Satu elemen kecerdasan spiritual adalah kemampuan individu untuk menemukan makna hidup bahkan dalam penderitaan yang tengah dialami. Derita, sebagaimana lahir dan mati, itu pasti dialami setiap manusia yang hidup.
Derita tak sepenuhnya bisa diatasi oleh individu yang semata cerdas secara intelektual atau emosional belaka. Siksaan di Holocoust itu misalnya belum tentu bisa dilewati oleh tokoh yang jenius secara intelektual belaka.
Itu elemen kecerdasan spiritual yang membuat individu bersangkutan mampu mengatasi buruknya lingkungan. Lalu di sana tetap menemukan makna.
Buku ini mengeksplorasi isu kecerdasan spiritual. Namun isu itu dikaitkan pula dengan Umroh. Mengapa Umroh perlu dikait- kaitkan dengan kecerdasan spiritual?
Sebanyak 85 persen penduduk indonesia adalah Muslim. Di tahun 2019, total populasi Muslim Indonesia menjadi 200 juta lebih manusia. Setiap tahun umat Islam Indonesia antri untuk Umroh.
Di tahun 2018 saja, kuota Umroh jemaah Indonesia sebanyak 1, 1 juta orang. Umumnya perjalanan Umroh dalam paket yang lazim, ke Mekkah dan Madinah, sekitar 7-14 hari.
Di samping menjalankan umroh sebagai bagian dari ibadah, buku ini ingin menambahkan satu pencapaian penting. Umroh dalam fungsi maksimal seharusnya juga menjadi hijrah batin membuat individu lebih cerdas secara spiritual.
Melalui Umroh terbuka pintu perjalanan spiritual yang membuat hidup individu itu lebih bermakna dan bahagia.

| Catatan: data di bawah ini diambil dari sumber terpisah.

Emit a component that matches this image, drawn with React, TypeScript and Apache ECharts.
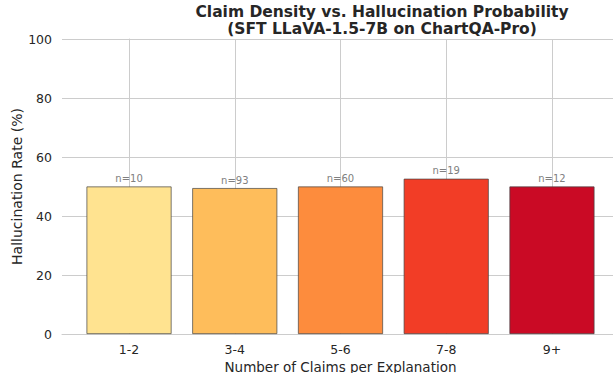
import React, { useEffect, useRef } from "react";
import * as echarts from "echarts";

const categories = ["1-2", "3-4", "5-6", "7-8", "9+"];
const rates = [50.0, 49.46, 50.0, 52.63, 50.0];
const counts = [10, 93, 60, 19, 12];
const colors = ["#FFE390", "#FEBD5B", "#FD8C3D", "#F23D26", "#CA0A25"];
const yTicks = [0, 20, 40, 60, 80, 100];
const titleLines = ["Claim Density vs. Hallucination Probability", "(SFT LLaVA-1.5-7B on ChartQA-Pro)"];

export default function App() {
  const ref = useRef<HTMLDivElement>(null);
  useEffect(() => {
    if (!ref.current) return;
    const chart = echarts.init(ref.current, null, { renderer: "svg" });
    const font = "DejaVu Sans";
    chart.setOption({
      animation: false,
      textStyle: { fontFamily: font },
      title: titleLines.map((t, i) => ({
        text: t,
        left: 382,
        textAlign: "center",
        top: i === 0 ? 4 : 20.5,
        padding: 0,
        textStyle: { fontFamily: font, fontSize: 15.5, fontWeight: "bold", color: "#262626", lineHeight: 16 },
      })),
      grid: { left: 62, top: 39, width: 557, bottom: 39, outerBoundsMode: "none", containLabel: false },
      xAxis: {
        type: "value",
        min: -0.634,
        max: 4.634,
        name: "Number of Claims per Explanation",
        nameLocation: "middle",
        nameGap: 25,
        nameMoveOverlap: false,
        nameTextStyle: { fontFamily: font, fontSize: 13.5, color: "#262626", lineHeight: 15 },
        axisLine: { show: true, lineStyle: { color: "#cccccc", width: 1 } },
        axisTick: { show: false, customValues: [0, 1, 2, 3, 4] },
        axisLabel: {
          customValues: [0, 1, 2, 3, 4],
          formatter: (v: number) => categories[Math.round(v)] ?? "",
          fontFamily: font,
          fontSize: 12.5,
          color: "#262626",
          margin: 9,
        },
        splitLine: { show: false },
      },
      yAxis: {
        type: "value",
        min: 0,
        max: 100,
        interval: 20,
        name: "Hallucination Rate (%)",
        nameLocation: "middle",
        nameGap: 38,
        nameMoveOverlap: false,
        nameTextStyle: { fontFamily: font, fontSize: 14, color: "#262626" },
        axisLine: { show: true, lineStyle: { color: "#cccccc", width: 1 } },
        axisTick: { show: false },
        axisLabel: {
          fontFamily: font,
          fontSize: 12.5,
          color: "#262626",
          margin: 10,
          formatter: (v: number) => (yTicks.includes(v) ? String(v) : ""),
        },
        splitLine: { show: true, lineStyle: { color: "#cccccc", width: 1 } },
      },
      series: [
        {
          type: "bar",
          barWidth: 85,
          data: rates.map((r, i) => ({
            value: [i, r],
            itemStyle: { color: colors[i], borderColor: "#444444", borderWidth: 0.7 },
          })),
          label: {
            show: true,
            position: "top",
            distance: 3,
            formatter: (p: any) => "n=" + counts[p.dataIndex],
            fontFamily: font,
            fontSize: 10,
            color: "#808080",
          },
          markLine: {
            silent: true,
            symbol: "none",
            label: { show: false },
            lineStyle: { color: "#cccccc", width: 1, type: "solid" },
            data: categories.map((_, i) => ({ xAxis: i })),
            z: 0,
          },
          z: 2,
        },
      ],
    });
    return () => chart.dispose();
  }, []);
  return <div ref={ref} style={{ width: 613, height: 373, position: "absolute", left: 0, top: 0 }} />;
}
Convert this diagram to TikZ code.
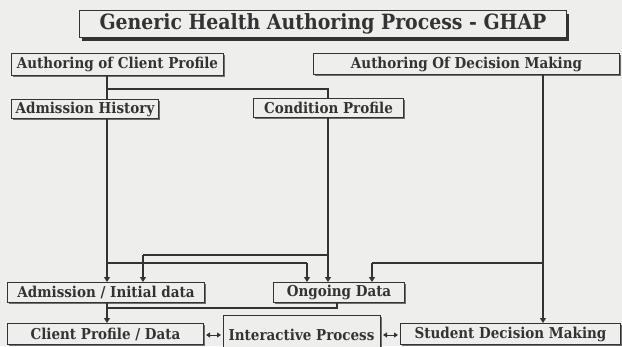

Buku ini disusun dengan struktur sebagai berikut: umrah mengajarkan kita agar kita kembali kepada tujuan hidup yang asasi. Apa tujuan kita hidup? Untuk apa kita dilahirkan? Hendak jadi apa kita di dunia?
Prinsip agama Islam memberikan jawaban. Kita hidup agar menjadi pemimpin (khilafah) di dunia, mencapai kebahagiaan yang otentik. Konsep bahagia dalam Islam berbeda dengan konsep bahagia dalam literatur ilmiah biasa. Bahagia dalam Islam selamat kehidupan di dunia dan akhirat. Ada konsep akhirat di sana.
Islam mengajarkan hidup tidak hanya ada di dunia tetapi juga di akhirat. Agar bisa selamat di dunia dan akhirat, kita harus menjadi pribadi yang Al-Ihsan. Kita tidak cukup hanya menjadi Islam dan memenuhi rukun-rukun dalam Islam, tetapi juga menjadi pribadi yang unggul, pribadi Al-Ihsan.
Menjadi pribadi Al-Ihsan dan memperoleh kebahagiaan itu, berkah Allah, salah satu tujuan hidup. Segala upaya dan ibadah yag kita lakukan ditujukan untuk itu. Bagaimana agar kita bisa menjadi pribadi Al-Ihsan? Islam mengajarkan bahwa Allah yang serba Maha telah memberi karunia kepada kita sebuah modal, yang disebut dengan kecerdasan.
Kita diberikan otak, hati dan jiwa. Otak adalah sumber dari kecerdasan intelektual yang bisa kita gunakan untuk menyelesaikan masalah. Hati adalah sumber dari kecerdasan emosional yang membuat kita mampu merasakan dan memaksimalkan emosi kita.